一応「アラブ・イスラームなブログ」という立場では評価できる作品ではないですし、アラビア語がほとんどまったく登場しなくてションボリもしたのですが、史実や真実のロレンスやこれらの戦いの後にパレスチナを襲った悲劇といった諸々を括弧に入れて純粋に映画として評するなら、非常に面白かったです。映画は映画でしかないですし、そうやって見るのが妥当な鑑賞法だと思うのですが(笑)。

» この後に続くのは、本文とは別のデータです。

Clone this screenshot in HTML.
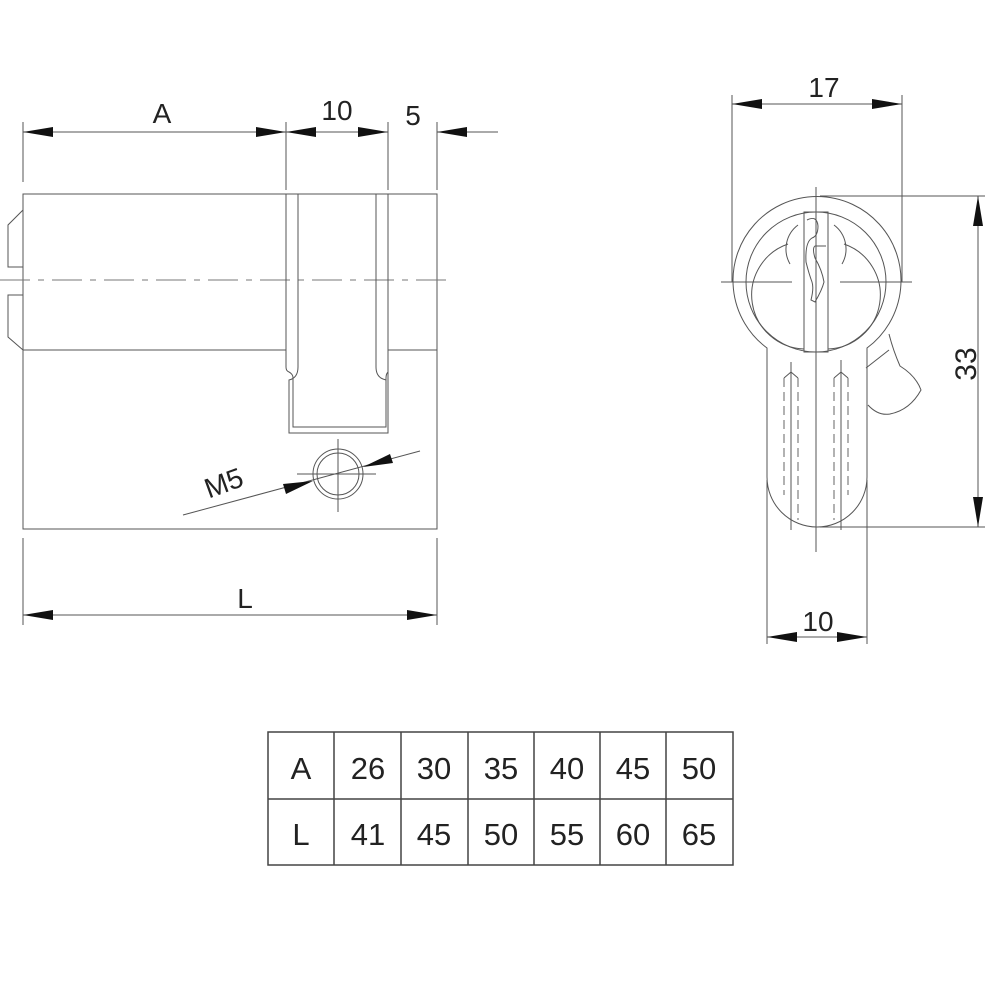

砂漠の風景、ラクダたちの画がとにかく圧倒的です。蜃気楼の向こうから少しずつ少しずつ人陰が見えてくる映像は特に素晴らしい。フィルムの質感も今時と違って厚みがあって落ち着きますし、CGもなければ、夜のシーンを強引に昼に撮影していたり、「手触りのある大作」ここにあり、という感じです。個人的には、冒頭のオートバイ事故の場面のバイクの風切り音も好きです。バイクに乗っている(乗っていた)人なら誰でもわかりますが、あれはバイクの「乗り手視点」の音で、バイク独特の興奮と不安を表現するという意味で、あの場面にふさわしいものでしょう。
物語としては、やはりロレンスがイケイケの前半の方が素朴に楽しめます。少しでもアラブに興味のある人なら、というかない人にとってもツッコミ所満載ですが、砂漠がデカくてラクダが可愛いからOKではないでしょうか。
オリエンタリズムを絵に描いて額に入れたような映画ではあるのですが、多分オリエンタリズムに外部はないのであって、『アラブ・イスラム社会における他者像の変遷』等で正確に抉出されている通り、アラブ人の自己イメージにもアラブへのオリエンタリズムが「逆輸入」され、結局物語から完全に独立した世界など存在しないわけです。さすがに『アラビアのロレンス』を「逆輸入」できるアラブ人はあまりいないのではないか、とも思いましたが、占領と植民地支配の問題を保留すれば、極端な話、滑稽な日本像を描くアメリカの忍者映画があったとしても、日本人は普通に楽しめるでしょう。「野蛮」な部族長が英語の名刺まで読めたりするのは、忍者映画も顔負けですが・・。
劇中でアラビア語と言えるのは、アザーンと看板にあった文字くらいでした。